Jeff, who belonged to the De La Salle Christian Brothers and began his career as a Catholic schoolteacher, served 14 years as associate director of the Secretariat for Ecumenical and Interreligious Affairs at the United States Conference of Catholic Bishops. More striking, he spent ten years as director of Faith and Order for the National Council of Churches, that mostly Protestant body of which the Roman Catholic Church is not even an official member. He was astute enough on all things Protestant to serve as president of the Society for Pentecostal Studies.
Jeff had an indefatigable appetite for the day-to-day work of ecumenism as well as for ingesting and editing ecumenical documents.
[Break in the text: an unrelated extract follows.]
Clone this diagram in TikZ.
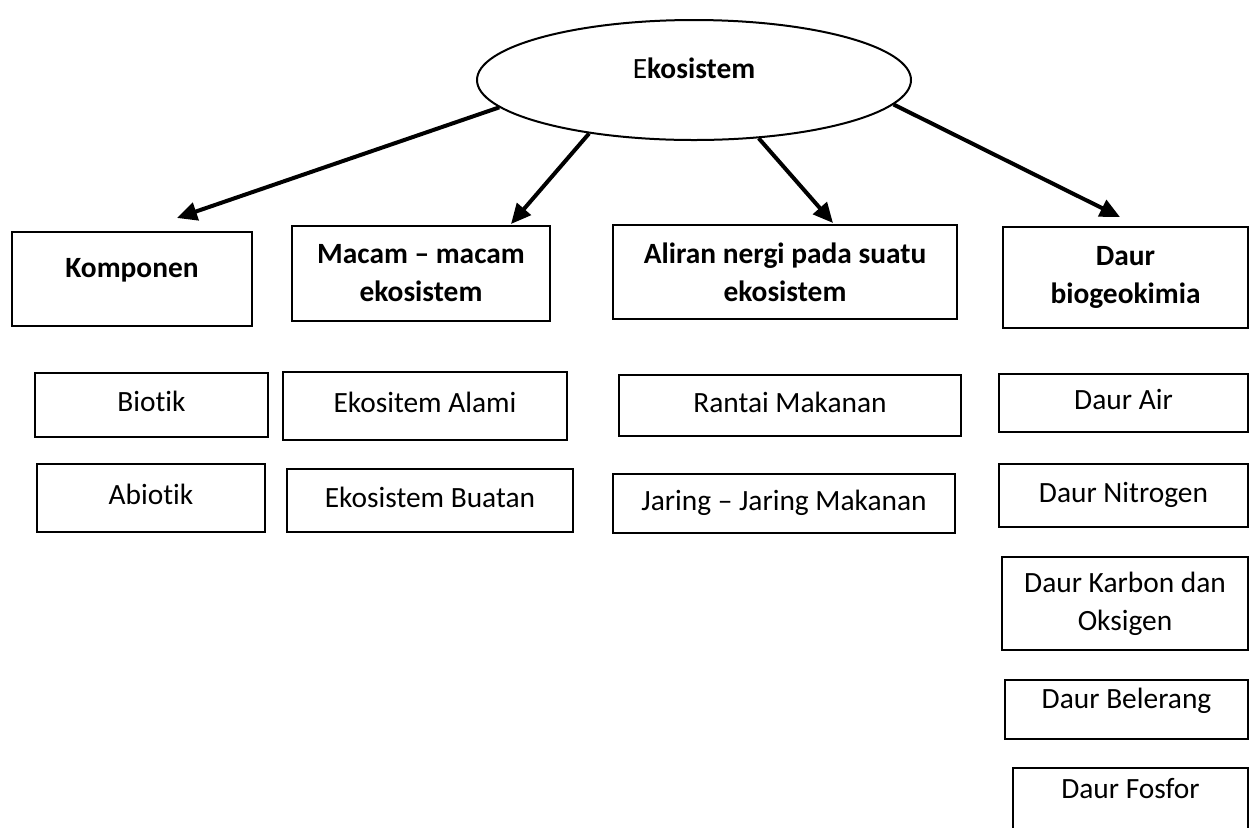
\documentclass[tikz,border=0pt]{standalone}
\usepackage{fontspec}
\setmainfont{Carlito}[Ligatures=NoCommon]
\usetikzlibrary{arrows.meta,shapes.geometric}

\tikzset{
  kotak/.style={draw,line width=1.2pt,inner sep=0pt,align=center},
  isi/.style={kotak,text height=10pt,text depth=3.5pt},
  atas/.style={kotak,text height=10pt,text depth=11.5pt},
  judul/.style={kotak,font=\fontsize{14.7pt}{19pt}\selectfont\bfseries},
  panah/.style={line width=2pt,-{Triangle[length=10pt,width=9pt]}}
}

\begin{document}
\begin{tikzpicture}[x=0.5pt,y=-0.5pt,font=\fontsize{14.7pt}{19pt}\selectfont]
\useasboundingbox (0,0) rectangle (1249,827);
\clip (0,0) rectangle (1249,827);

% pusat
\node[ellipse,draw,line width=1pt,inner sep=0pt,minimum width=217pt,minimum height=60pt,
      text height=10pt,text depth=11.8pt] (eko) at (694,80) {E\textbf{kosistem}};

% baris judul
\node[atas,font=\fontsize{14.7pt}{19pt}\selectfont\bfseries,minimum width=120pt,minimum height=47pt] (komponen) at (132,279) {Komponen};
\node[judul,minimum width=129pt,minimum height=47.5pt] (macam) at (421,273.5) {Macam – macam\\ekosistem};
\node[judul,minimum width=172pt,minimum height=47pt] (aliran) at (785,272) {Aliran nergi pada suatu\\ekosistem};
\node[judul,minimum width=122.5pt,minimum height=50.5pt] (daur) at (1125.5,277.5) {Daur\\biogeokimia};

% isi
\node[isi,minimum width=116.5pt,minimum height=32pt] (biotik) at (151.5,405) {Biotik};
\node[isi,minimum width=114pt,minimum height=34pt] (abiotik) at (151,498) {Abiotik};
\node[isi,minimum width=142pt,minimum height=34pt] (alami) at (425,406) {Ekositem Alami};
\node[isi,minimum width=143pt,minimum height=31.5pt] (buatan) at (430,500.5) {Ekosistem Buatan};
\node[isi,minimum width=171pt,minimum height=30.5pt] (rantai) at (790,405.5) {Rantai Makanan};
\node[isi,minimum width=171pt,minimum height=29.5pt] (jaring) at (784,503.5) {Jaring – Jaring Makanan};
\node[isi,minimum width=124.5pt,minimum height=29pt] (air) at (1123.5,403) {Daur Air};
\node[isi,minimum width=124.5pt,minimum height=31.5pt] (nitrogen) at (1123.5,495.5) {Daur Nitrogen};
\node[kotak,minimum width=123pt,minimum height=46.5pt] (karbon) at (1125,603.5) {Daur Karbon dan\\Oksigen};
\node[atas,minimum width=121.5pt,minimum height=29.5pt] (belerang) at (1126.5,709.5) {Daur Belerang};
\node[atas,minimum width=117.5pt,minimum height=32pt] (fosfor) at (1130.5,800) {Daur Fosfor};

% panah
\coordinate (ujungA) at (177,218);
\coordinate (ujungB) at (511,224);
\coordinate (ujungC) at (833,223);
\coordinate (ujungD) at (1120,217);
\draw[panah] (eko.188.5) -- (ujungA);
\draw[panah] (eko.207) -- (ujungB);
\draw[panah] (eko.318) -- (ujungC);
\draw[panah] (eko.353.5) -- (ujungD);
\end{tikzpicture}
\end{document}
He regularly sent the Century reviews of what were, to me, rather obscure volumes on ecumenical proceedings, in hopes that those conversations would be more widely known and appreciated.
A casually expressed opinion about some church figure or church body would usually elicit from Jeff a friendly but incisive correction: if you knew the internal debates within that church, you would understand that X had to say Y in order to let Z know that relations with church W were not being influenced by Q. You got a glimpse then of ecumenism as a fascinating dance of politics, tradition and theology—and of how much study and conversation were required to properly appreciate it.
I was with Jeff once when the conversation among some Protestants turned, complainingly, to the Roman Catholic policy of barring Protestants from communion. Jeff said he was struck by how many Protestants wanted to be in communion with the Holy Father. It was his gentle way of suggesting that we were approaching communion in a very individualistic, Protestant way—and might at least pause to consider the robust institutional dimension assumed by Catholics.
May Jeff’s faithful labors for the universal church bear fruit in due season.